¿Por qué nos seducen tanto los contenidos que desaparecen?
Ahora se sumó Twitter y confirmó que nos atrae lo que está disponible solo por un breve período. Tal vez tenía razón el poeta Yeats, cuando escribió: "Man is in love, and loves what vanishes". El verso ha sido traducido al español como "El hombre ama, y ama lo que desaparece". Sí, tenemos esta marcada debilidad por lo efímero, y no me extraña. Tampoco nosotros somos para siempre.
Por otro lado, exhibimos una fuerte obsesión con la trascendencia. Lo dejó claro el poeta Horacio: "Exegi monumentum aere perennius", escribió en una oda en la que se jactaba de haber creado "una obra más duradera que el bronce". No le faltaba razón, hay que reconocerle eso.
Así que tenemos una naturaleza muchas veces contradictoria. Buscamos perpetuarnos, pero al mismo tiempo hacemos un culto de lo efímero, desde las flores hasta las Stories de Instagram, un concepto creado por Snapchat como espíritu de su servicio. Al replicarlo en Instagram, Facebook desactivó Snapchat, que prometía convertirse en otra red social significativa. Delicias de la concentración en las industrias de la tecnología e Internet.
En fin, la cuestión es que alguien se toma el trabajo de producir un contenido, en ocasiones con lujos que antes solían verse solo en la tele o en el cine, pero esa Story estará disponible solo durante 24 horas.
Aquí viene la parte en la que el ludita de fuste se pone a rezongar contra todo, desde la cultura de la imagen hasta la volatilidad en "los tiempos que corren". Para empezar, los tiempos no corren. Pero, dejando de lado eso (tampoco caminan, ojo), cuando uno empieza a quejarse del tiempo que le ha tocado vivir es porque ya tiró la toalla, favor de anotar.
Tengo la impresión de que las Stories (Fleets, como las llama Twitter) no solo nos atraen porque son efímeras y porque si mañana no van a estar disponibles entonces hay que aprovechar ahora (¿Carpe diem?), sino por otro motivo. Uno mucho más terrenal.
Estadísticas inhumanas
Deténganse un instante a observar a vuelo de pájaro las redes sociales (y la web en general, o, si lo quieren, toda internet).
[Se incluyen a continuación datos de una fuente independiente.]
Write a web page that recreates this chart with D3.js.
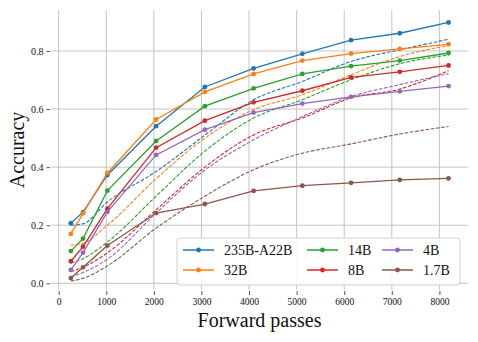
<!DOCTYPE html>
<html>
<head>
<meta charset="utf-8">
<script src="https://cdn.jsdelivr.net/npm/d3@7"></script>
<style>
  body { margin: 0; background: #fff; }
  text { font-family: "Liberation Serif", "DejaVu Serif", serif; }
</style>
</head>
<body>
<div id="chart"></div>
<script>
// data
const PASSES = [256, 512, 1024, 2048, 3072, 4096, 5120, 6144, 7168, 8192];
const MODELS = ["235B-A22B", "32B", "14B", "8B", "4B", "1.7B"];
const COLORS = ["#1f77b4", "#ff7f0e", "#2ca02c", "#d62728", "#9467bd", "#8c564b"];

// measured accuracy (solid lines with markers)
const ACC_235B = [0.207, 0.245, 0.373, 0.541, 0.676, 0.740, 0.790, 0.837, 0.861, 0.898];
const ACC_32B  = [0.170, 0.241, 0.380, 0.564, 0.659, 0.721, 0.767, 0.791, 0.807, 0.823];
const ACC_14B  = [0.111, 0.154, 0.319, 0.490, 0.610, 0.671, 0.721, 0.748, 0.767, 0.793];
const ACC_8B   = [0.076, 0.126, 0.257, 0.467, 0.560, 0.623, 0.663, 0.709, 0.728, 0.750];
const ACC_4B   = [0.046, 0.106, 0.246, 0.442, 0.529, 0.588, 0.619, 0.642, 0.661, 0.679];
const ACC_17B  = [0.018, 0.055, 0.130, 0.242, 0.273, 0.318, 0.336, 0.346, 0.356, 0.361];

// dashed reference curves
const REF_235B = [0.200, 0.205, 0.280, 0.385, 0.510, 0.632, 0.695, 0.764, 0.804, 0.840];
const REF_32B  = [0.132, 0.138, 0.200, 0.360, 0.500, 0.598, 0.649, 0.718, 0.781, 0.819];
const REF_14B  = [0.070, 0.085, 0.142, 0.300, 0.455, 0.569, 0.632, 0.701, 0.756, 0.786];
const REF_8B   = [0.040, 0.055, 0.105, 0.253, 0.400, 0.511, 0.569, 0.638, 0.669, 0.732];
const REF_4B   = [0.022, 0.037, 0.083, 0.242, 0.390, 0.494, 0.574, 0.643, 0.684, 0.722];
const REF_17B  = [0.008, 0.017, 0.060, 0.190, 0.300, 0.391, 0.448, 0.480, 0.514, 0.540];

const X_TICKS = [0, 1000, 2000, 3000, 4000, 5000, 6000, 7000, 8000];
const Y_TICKS = [0.0, 0.2, 0.4, 0.6, 0.8];

const ACC = [ACC_235B, ACC_32B, ACC_14B, ACC_8B, ACC_4B, ACC_17B];
const REF = [REF_235B, REF_32B, REF_14B, REF_8B, REF_4B, REF_17B];

// frame
const FRAME_WIDTH = 478;
const FRAME_HEIGHT = 342;
const PLOT = {left: 51, right: 468, top: 10, bottom: 290};

const FRAME = d3.select("#chart")
                .append("svg")
                  .attr("width", FRAME_WIDTH)
                  .attr("height", FRAME_HEIGHT);

const X_SCALE = d3.scaleLinear()
                  .domain([-161, 8601])
                  .range([PLOT.left, PLOT.right]);
const Y_SCALE = d3.scaleLinear()
                  .domain([-0.023, 0.941])
                  .range([PLOT.bottom, PLOT.top]);

// grid
FRAME.append("g")
  .selectAll("line")
  .data(X_TICKS)
  .enter()
  .append("line")
    .attr("x1", (d) => X_SCALE(d))
    .attr("x2", (d) => X_SCALE(d))
    .attr("y1", PLOT.top)
    .attr("y2", PLOT.bottom)
    .attr("stroke", "#c4c4c4")
    .attr("stroke-width", 1);

FRAME.append("g")
  .selectAll("line")
  .data(Y_TICKS)
  .enter()
  .append("line")
    .attr("x1", PLOT.left)
    .attr("x2", PLOT.right)
    .attr("y1", (d) => Y_SCALE(d))
    .attr("y2", (d) => Y_SCALE(d))
    .attr("stroke", "#c4c4c4")
    .attr("stroke-width", 1);

// axes (no spines, just ticks)
const X_AXIS = FRAME.append("g")
  .attr("transform", "translate(0," + (PLOT.bottom + 1) + ")")
  .call(d3.axisBottom(X_SCALE).tickValues(X_TICKS).tickSize(4).tickPadding(3).tickFormat(d3.format("d")));
X_AXIS.select(".domain").remove();
X_AXIS.selectAll("line").attr("stroke", "#555");
X_AXIS.selectAll("text").attr("font-size", "9.5px").attr("fill", "#111")
  .style("font-family", "'Liberation Serif', serif");

const Y_AXIS = FRAME.append("g")
  .attr("transform", "translate(" + (PLOT.left - 1) + ",0)")
  .call(d3.axisLeft(Y_SCALE).tickValues(Y_TICKS).tickSize(3.5).tickPadding(3).tickFormat(d3.format(".1f")));
Y_AXIS.select(".domain").remove();
Y_AXIS.selectAll("line").attr("stroke", "#555");
Y_AXIS.selectAll("text").attr("font-size", "10px").attr("fill", "#111")
  .style("font-family", "'Liberation Serif', serif");

// lines
const LINE = d3.line()
  .x((d, i) => X_SCALE(PASSES[i]))
  .y((d) => Y_SCALE(d));

MODELS.forEach((m, k) => {
  // measured curve
  FRAME.append("path")
    .datum(ACC[k])
    .attr("d", LINE)
    .attr("fill", "none")
    .attr("stroke", COLORS[k])
    .attr("stroke-width", 1.3);

  FRAME.append("g")
    .selectAll("circle")
    .data(ACC[k])
    .enter()
    .append("circle")
      .attr("cx", (d, i) => X_SCALE(PASSES[i]))
      .attr("cy", (d) => Y_SCALE(d))
      .attr("r", 2.4)
      .attr("fill", COLORS[k]);

  // dashed curve
  FRAME.append("path")
    .datum(REF[k])
    .attr("d", LINE.curve(d3.curveMonotoneX))
    .attr("fill", "none")
    .attr("stroke", COLORS[k])
    .attr("stroke-width", 1.1)
    .attr("stroke-dasharray", "3.7,1.6");
  LINE.curve(d3.curveLinear);
});

// axis titles
FRAME.append("text")
  .attr("x", (PLOT.left + PLOT.right) / 2)
  .attr("y", 327)
  .attr("text-anchor", "middle")
  .attr("font-size", "20px")
  .attr("fill", "#111")
  .text("Forward passes");

FRAME.append("text")
  .attr("transform", "translate(24," + ((PLOT.top + PLOT.bottom) / 2) + ") rotate(-90)")
  .attr("text-anchor", "middle")
  .attr("font-size", "20px")
  .attr("fill", "#111")
  .text("Accuracy");

// legend
const LEGEND = FRAME.append("g");
LEGEND.append("rect")
  .attr("x", 177)
  .attr("y", 238)
  .attr("width", 283)
  .attr("height", 47)
  .attr("rx", 3)
  .attr("fill", "#fff")
  .attr("fill-opacity", 0.85)
  .attr("stroke", "#d0d0d0")
  .attr("stroke-width", 1);

const LEG_COLS = [183, 307, 382];
const LEG_ROWS = [250, 270];

MODELS.forEach((m, k) => {
  const cx = LEG_COLS[Math.floor(k / 2)];
  const cy = LEG_ROWS[k % 2];
  LEGEND.append("line")
    .attr("x1", cx)
    .attr("x2", cx + 31)
    .attr("y1", cy)
    .attr("y2", cy)
    .attr("stroke", COLORS[k])
    .attr("stroke-width", 1.5);
  LEGEND.append("circle")
    .attr("cx", cx + 15.5)
    .attr("cy", cy)
    .attr("r", 2.4)
    .attr("fill", COLORS[k]);
  LEGEND.append("text")
    .attr("x", cx + 41)
    .attr("y", cy + 5)
    .attr("font-size", "14px")
    .attr("fill", "#111")
    .text(m);
});
</script>
</body>
</html>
Dicho en pocas palabras, sus estadísticas son abrumadoras. De ninguna manera están a nuestra escala, la escala de las personas. No tenemos quince amigos en Facebook, sino más de 3000. No sos nada si no contás con –al menos– 10.000 seguidores, y algunos los acumulan de a decenas de millones. Se envían cientos de miles de millones de mails por día; los sitios de música ofrecen decenas de millones de canciones, y YouTube recibe 13.000 millones de pedidos de página (o equivalentes; hits, en la jerga) cada 24 horas. Podría seguir, pero es bastante claro que se trata de dimensiones sobrehumanas, aun sin abundar en estas cifras que escapan a nuestra comprensión.
Con los contenidos ocurre lo mismo. Promedio, si sos un usuario mesurado, vas a ver 50 fotos y videos por día solo en Instagram. Más de 18.000 al año. Nunca antes de Internet y de las redes sociales habíamos mirado esta cantidad de fotos y videos. Pueden sumarle WhatsApp, Facebook y Twitter. Entonces, de cierta forma, el cerebro tiende a colapsar, sobrepasado por la sensación clara y distinta de que es imposible seguir todas las cuentas que nos podrían interesar y mucho menos ver todos sus contenidos.
En ese escenario cruel para la mente, que se subió entusiasmada por la generosidad de las redes (spoiler: no existe tal generosidad), se recortan, también claros y distintos, los contenidos efímeros. Son un alivio. Por un lado, sabemos que no se nos van a ir acumulando pendientes, videos y fotos que no vimos, que tenemos que ver, que alguna vez vamos a ver. Por otro, es una forma de sincerar algo que sabemos desde siempre: casi todo lo que posteamos es perecedero. Con algunas excepciones, es verdad; por ejemplo, Instagram viene a funcionar como el viejo álbum de fotos. Pero eso es porque hay todavía otra avalancha de bits: las miles de fotos que tomamos con el teléfono y que nunca volvemos a mirar. La desmesura digital encuentra en lo evanescente un límite, y le damos la bienvenida porque casi nada de lo humano soporta una existencia sin fronteras. Salvo, tal vez, la poesía.